Not all contestants leave the studio each episode to complete tasks. "As determined by the Fetch 3000" (according to Ruff), the contestants who remain behind in the studio participate in the "Half-Time Quiz Show", in which Ruff asks them up to ten questions with the limited time based on the activities of the contestants out on challenges. Out on challenges, contestants will have the potential to earn up to 100 points. The contestants in the studio will have a chance to win a maximum of 50 in the "Half-Time Quiz Show". The show has a Fetch Fairness Guarantee; that every contestant will "compete for the same number of points" through thirteen challenges and six "Half-time Quiz Shows" before the final episode. Additionally, Ruff assigns "Bone-us" points (usually 5 or 10, but sometimes 15 or 20) to the stand-out contestants. On rare occasions, there is the possibility to earn more than 100 points (outside of any bonuses). The record for most points earned in one episode was 125, by Brian, Noah, and Khalil in episode 5, season 1. In Season 4, contestants are able to have 1/2 points (i.e. 515 points). At the end of the season, a final point tally is conducted, with the winner of the tally being declared winner of that season to win the "Grand Prize" and will get a poster and put it on the Fetch Wall of Fame.

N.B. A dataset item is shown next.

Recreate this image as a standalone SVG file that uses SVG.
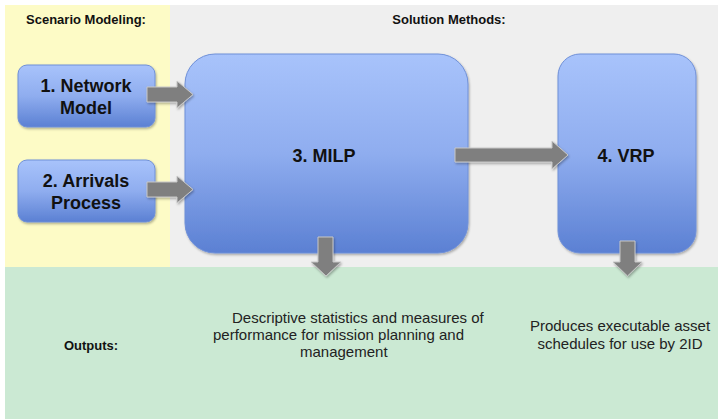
<svg xmlns="http://www.w3.org/2000/svg" width="718" height="419" viewBox="0 0 718 419">
<style>
.hdr{font-family:"Liberation Sans",Arial,sans-serif;font-weight:bold;font-size:13px;fill:#111;text-anchor:middle}
.lbl{font-family:"Liberation Sans",Arial,sans-serif;font-weight:bold;font-size:18px;fill:#111;text-anchor:middle}
.out{font-family:"Liberation Sans",Arial,sans-serif;font-size:15px;fill:#222}
.node{fill:url(#g);stroke:#6f90d8;stroke-width:1;filter:url(#sh)}
.arr{fill:#7f7f7f;stroke:#c8c8c8;stroke-width:1;filter:url(#sh)}
</style>
<defs>
<linearGradient id="g" x1="0" y1="0" x2="0" y2="1">
<stop offset="0" stop-color="#a8c3fb"/>
<stop offset="0.5" stop-color="#8fadef"/>
<stop offset="1" stop-color="#5b80d3"/>
</linearGradient>
<filter id="sh" x="-10%" y="-10%" width="125%" height="125%">
<feDropShadow dx="1" dy="1.5" stdDeviation="1.2" flood-color="#000" flood-opacity="0.3"/>
</filter>
</defs>
<rect x="0" y="0" width="718" height="419" fill="#ffffff"/>
<rect x="5" y="5" width="165" height="262" fill="#fdfbc6"/>
<rect x="170" y="5" width="548" height="262" fill="#efefef"/>
<rect x="5" y="267" width="713" height="152" fill="#cbe9d3"/>
<text class="hdr" x="86" y="24">Scenario Modeling:</text>
<text class="hdr" x="449" y="24">Solution Methods:</text>
<text class="hdr" x="91" y="350">Outputs:</text>
<g id="n1">
<rect class="node" x="18" y="65" width="137" height="62" rx="9"/>
<text class="lbl" x="86" y="92">1. Network</text>
<text class="lbl" x="86" y="114">Model</text>
</g>
<g id="n2">
<rect class="node" x="18" y="160" width="137" height="62" rx="9"/>
<text class="lbl" x="86" y="187">2. Arrivals</text>
<text class="lbl" x="86" y="209">Process</text>
</g>
<g id="n3">
<rect class="node" x="185" y="54" width="283" height="199" rx="30"/>
<text class="lbl" x="324" y="162">3. MILP</text>
</g>
<g id="n4">
<rect class="node" x="558" y="54" width="138" height="199" rx="22"/>
<text class="lbl" x="626" y="162">4. VRP</text>
</g>
<g id="connectors">
<polygon class="arr" points="147,87 177,87 177,81 193,94.5 177,108 177,102 147,102"/>
<polygon class="arr" points="147,182 177,182 177,176 193,189.5 177,203 177,197 147,197"/>
<polygon class="arr" points="455,148 552,148 552,141 568,155 552,169 552,162 455,162"/>
<polygon class="arr" points="318,237 333,237 333,262 341,262 326,276 311,262 318,262"/>
<polygon class="arr" points="620,241 635,241 635,262 642,262 627.5,276 613,262 620,262"/>
</g>
<g id="outputs">
<text class="out" x="232" y="323">Descriptive statistics and measures of</text>
<text class="out" x="213" y="340">performance for mission planning and</text>
<text class="out" x="300" y="357">management</text>
<text class="out" x="620" y="331" text-anchor="middle">Produces executable asset</text>
<text class="out" x="620" y="349" text-anchor="middle">schedules for use by 2ID</text>
</g>
</svg>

Prizes are not always desirable, and sometimes the prize holder winds up with a "booby prize"; for example, in "Good Dancing and Bad Breath", Anna and Brian had to dance a waltz in the studio. During the first season, the contestant had the choice of keeping the prize or giving it to a fellow contestant. During the remaining four seasons, there are two unknown prizes between which the winner chooses.  The chosen prize may be "mailed" to the mailbox in Studio G, although occasionally large prizes are hidden elsewhere on the set. In the seventh episode of Season 2, Rosario gave his prize to Nina. In the 15th episode of season 4, Sterling returned his prize to the mailbox.

Cultural references and guest stars
Fetch! with Ruff Ruffman contains a considerable number of direct cultural references for a PBS Kids show, which makes up a large chunk of the series's comedic style. In the season 2 premiere, when Nina does a rather sloppy job at making chocolate candy, Ruff remarks that it is the "Jackson Pollock candy." In the following episode, Ruff mentions that he likes REO Speedwagon. In Season 3, Episode 13, when Sam and Harsha throw sacks in a pail, Ruff makes a comment saying, "I feel like Shaq in the free throw line", making a reference to Shaquille O' Neal. In season 4, Episode 14, when Talia found a horseshoe crab while working on a shrimp boat, a horrified Ruff exclaimed, "Looks like Darth Vader's face with a billion legs coming out of it!" In Episode 17 of the same season, Talia was starstruck when she discovered that she was holding Roger Federer's tennis racket. In Episode 15 of Season 2, when the scuba instructors arrived at the beach, Ruff claimed that they were "faster than Batman" and that he "hoped [Batman] was watching the show". In Episode 14 of Season 5, when Rubye and Marc learned skydiving signs, Ruff remarked that one of the signs looked like "one of Beyoncé's dance moves." In Season 2, Episode 4, when Rosario voiced Ruff for the first time, Ruff remarked: "Is that Ruff Ruffman or Marge Simpson?" In Season 4, Episode 16, when Ruff called Isaac, who was dressed as an old lady, he accidentally called him Mrs. Doubtfire and then corrects himself and says Mrs. Issacson. In Season 5, Episode 18, when Joe explained to the FETCHers, he told Michelle about the book she read. Michelle said: "I believe that was Green Eggs and Ham."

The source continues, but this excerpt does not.